Wins for the Winthrop Plan

Two more targets of President Dan Mahony’s Winthrop Plan were recently met. The 2025 target goal for unrestricted giving was set at $700,000. As of December 2018, unrestricted gifts were recorded at $714,212. The 2025 target goal for six-year graduation rates for first time freshman was set at 61 percent. As of December 2018, the percentage of those who entered the university as freshman in 2013 and graduated this past fall was recorded at 61.4 percent. These achievements come after the 2025 goal for faculty diversity was met at 21 percent.

Unrestricted gifts are gifts from alumni and donors that go into the Winthrop Fund. These gifts come with “no strings attached” and give the president greater flexibility to meet various needs around the university, according to Evan Bohnen, Vice President for University Advancement.
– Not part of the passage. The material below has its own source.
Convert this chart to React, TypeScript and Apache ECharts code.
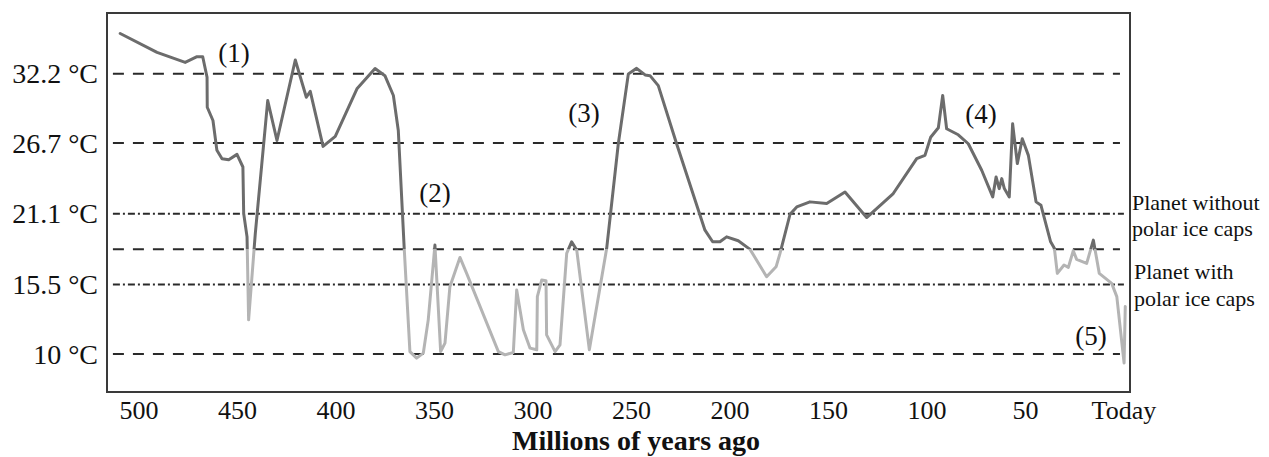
import React, { useEffect, useRef } from "react";
import * as echarts from "echarts";

// Millions of years ago
const ages = [
  509.6, 490.9, 476.6, 470.6, 467.7, 465.5, 465.4, 462.5, 460.5, 457.9, 454.5, 450.3, 447.3, 446.9, 445.2, 444.4,
  441.0, 434.7, 430.0, 420.7, 415.1, 413.1, 406.6, 400.4, 389.4, 380.2, 375.2, 370.9, 368.4, 365.4, 362.5, 359.1,
  355.7, 353.2, 349.8, 346.9, 344.7, 342.2, 337.1, 333.7, 317.6, 314.2, 310.0, 308.3, 304.9, 301.5, 298.1, 297.8,
  295.6, 293.4, 293.1, 288.8, 286.3, 282.9, 280.4, 277.8, 271.4, 262.6, 256.7, 251.6, 247.4, 243.1, 240.6, 236.4,
  227.1, 212.7, 208.8, 205.1, 201.7, 195.8, 189.8, 181.4, 176.6, 174.6, 169.5, 166.1, 159.4, 150.9, 141.6, 130.6,
  117.1, 105.2, 101.0, 98.1, 94.2, 92.0, 90.0, 84.1, 79.0, 72.2, 66.6, 64.9, 63.3, 62.0, 60.7, 58.2,
  56.5, 54.1, 51.6, 48.5, 44.6, 42.1, 37.2, 35.3, 33.8, 30.4, 28.2, 25.7, 24.0, 18.9, 15.5, 12.5,
  6.2, 3.6, -0.1, -0.7,
];

// Global mean temperature (°C)
const temps = [
  35.38, 33.88, 33.09, 33.54, 33.54, 31.91, 29.54, 28.49, 26.13, 25.47, 25.39, 25.81, 24.81, 21.13, 19.28, 12.71,
  19.55, 30.07, 26.91, 33.28, 30.33, 30.8, 26.44, 27.23, 31.0, 32.6, 32.04, 30.47, 27.7, 18.37, 10.2, 9.68,
  10.08, 12.71, 18.63, 10.2, 10.87, 15.34, 17.65, 16.39, 10.2, 9.94, 10.13, 15.07, 11.92, 10.47, 10.34, 14.55,
  15.86, 15.81, 11.52, 10.2, 10.73, 17.97, 18.89, 18.23, 10.34, 18.37, 26.65, 32.18, 32.62, 32.1, 32.04, 31.25,
  26.65, 19.81, 18.89, 18.89, 19.28, 18.97, 18.29, 16.12, 16.91, 17.97, 21.07, 21.65, 22.05, 21.92, 22.83, 20.81,
  22.71, 25.47, 25.73, 27.17, 27.92, 30.47, 27.84, 27.36, 26.65, 24.55, 22.44, 24.02, 23.1, 23.89, 23.1, 22.44,
  28.23, 25.08, 27.05, 25.73, 22.05, 21.78, 18.89, 18.37, 16.39, 17.05, 16.87, 18.18, 17.5, 17.18, 19.02, 16.39,
  15.6, 14.55, 9.29, 13.76,
];

const ageTicks = [500, 450, 400, 350, 300, 250, 200, 150, 100, 50, 0];
const tempTicks = [10, 15.5, 21.1, 26.7, 32.2];
const dashedLevels = [32.2, 26.7, 18.3, 10];
const dashDotLevels = [21.1, 15.5];
const iceThreshold = 18.3;
const refSpan = [513.3, 2.0];
const annotations = ["(1)", "(2)", "(3)", "(4)", "(5)"];
const sideLabels = ["Planet without", "polar ice caps", "Planet with", "polar ice caps"];

const SERIF = "'Liberation Serif', 'Times New Roman', 'DejaVu Serif', serif";

export default function App() {
  const ref = useRef<HTMLDivElement>(null);

  useEffect(() => {
    if (!ref.current) return;
    const chart = echarts.init(ref.current, null, { renderer: "svg" });

    const refSeries = [
      ...dashedLevels.map((lv) => ({
        type: "line",
        silent: true,
        symbol: "none",
        z: 1,
        data: [
          [refSpan[0], lv],
          [refSpan[1], lv],
        ],
        lineStyle: { color: "#2a2a2a", width: 2, type: [11, 9] },
      })),
      ...dashDotLevels.map((lv) => ({
        type: "line",
        silent: true,
        symbol: "none",
        z: 1,
        data: [
          [refSpan[0], lv],
          [refSpan[1] - 2, lv],
        ],
        lineStyle: { color: "#2a2a2a", width: 2, type: [7, 3, 2, 3] },
      })),
    ];

    const annPos = [
      [234, 53],
      [435, 193],
      [584, 113],
      [981, 114],
      [1091, 336],
    ];
    const sidePos = [
      [1132, 202],
      [1132, 228],
      [1134, 271],
      [1134, 298],
    ];

    chart.setOption({
      animation: false,
      backgroundColor: "#ffffff",
      grid: {
        left: 107,
        right: 139,
        top: 13,
        bottom: 65,
        show: true,
        borderColor: "#3a3a3a",
        borderWidth: 2,
        backgroundColor: "transparent",
      },
      xAxis: {
        type: "value",
        inverse: true,
        min: -3.1,
        max: 516.3,
        axisLine: { show: false },
        axisTick: { show: false },
        splitLine: { show: false },
        axisLabel: {
          customValues: ageTicks,
          formatter: (v: number) => (v === 0 ? "Today" : String(v)),
          fontFamily: SERIF,
          fontSize: 26,
          lineHeight: 24,
          color: "#111",
          margin: 6,
        },
      },
      yAxis: {
        type: "value",
        min: 7,
        max: 37,
        axisLine: { show: false },
        axisTick: { show: false },
        splitLine: { show: false },
        axisLabel: {
          customValues: tempTicks,
          formatter: (v: number) => `${v} °C`,
          fontFamily: SERIF,
          fontSize: 28,
          color: "#111",
          margin: 9,
        },
      },
      visualMap: {
        type: "piecewise",
        show: false,
        dimension: 1,
        seriesIndex: 0,
        pieces: [
          { min: 0, max: iceThreshold, color: "#b4b4b4" },
          { min: iceThreshold, max: 60, color: "#6c6c6c" },
        ],
      },
      series: [
        {
          type: "line",
          z: 3,
          showSymbol: false,
          symbol: "none",
          data: ages.map((a, i) => [a, temps[i]]),
          lineStyle: { width: 3, join: "round", cap: "round" },
        },
        ...refSeries,
      ],
      graphic: [
        ...annotations.map((t, i) => ({
          type: "text",
          x: annPos[i][0],
          y: annPos[i][1],
          style: {
            text: t,
            fontFamily: SERIF,
            fontSize: 27,
            fill: "#111",
            textAlign: "center",
            textVerticalAlign: "middle",
          },
        })),
        ...sideLabels.map((t, i) => ({
          type: "text",
          x: sidePos[i][0],
          y: sidePos[i][1],
          style: {
            text: t,
            fontFamily: SERIF,
            fontSize: 22,
            lineHeight: 22,
            fill: "#111",
            textAlign: "left",
            textVerticalAlign: "middle",
          },
        })),
        {
          type: "text",
          x: 636,
          y: 440,
          style: {
            text: "Millions of years ago",
            fontFamily: SERIF,
            fontSize: 28,
            lineHeight: 24,
            fontWeight: "bold",
            fill: "#111",
            textAlign: "center",
            textVerticalAlign: "middle",
          },
        },
      ],
    });

    return () => chart.dispose();
  }, []);

  return (
    <div
      ref={ref}
      style={{ position: "fixed", left: 0, top: 0, width: 1269, height: 457, background: "#fff" }}
    />
  );
}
“The Winthrop Fund is our highest priority for the university. We designate that to the Winthrop Fund scholarships for students, it also helps run our alumni operations and foundation operations and other university wide priorities,” Bohnen said.

The online degree programs that were made available beginning in the fall 2018 semester were made possible using the Winthrop Fund.

“That is something that has been on the university’s wish list for a couple years. If we had had more of the WInthrop Fund dollars available to us, we would have been able to jumpstart that initiative sooner than having to wait until fall of 2018,” Bohnen said.

In an email to faculty and staff, President Dan Mahony praised donors for giving to the Winthrop Fund.

“We will continue to build off of this year’s success, and support and implement initiatives that create a culture of giving on campus and in our community. Our generous donors have provided critical scholarship support to our students, and we can’t thank them enough for their continued support of Winthrop,” Mahony said.

Scholarships funded by the Winthrop Fund support many students, one example being students who are “caught in the middle.”

“They’re not eligible for some of those awards that are made specifically to families with high need. So they’re kind of stuck in the middle. Winthrop Fund scholarships are a great way to continue to support those students coming from middle class families and help them get an education,” Bohnen said.

Bohnen said one reason the target goal was reached six years ahead of schedule was an increased focus on encouraging donors to give to the Winthrop Fund.

“I think we’ve done a better job this past year of talking about the Winthrop Fund, and we will continue talking about the winthrop fund and how important it is. If a donor wants to designate to the english department, any college, any program across the university, I certainly want to encourage that. But as we’re having conversations with alums, if they ask us what’s the highest priority, I do have to talk about and lift up the Winthrop Fund. It provides us the greatest latitude to meet needs that we’re trying to do to move the students forward,” Bohnen said.

Bohnen said some of the contributing factors to the increase in sixyear graduation rates are the commitment from faculty and staff and working to decrease student debt.

“I think it’s amazing in so many regards. It just underlies the commitment of our faculty and our staff to the support of students and helping them graduate. That’s why you’re here: to get your degree and then to go on from Winthrop. I think it really helps to think about student debt and what we’re doing to best manage student debt and keeping it to a minimum while they are going through Winthrop,” Bohnen said.

“I’m very pleased about this goal and I look forward to what the team’s going to accomplish this year and the coming years to support their students,” Bohnen said.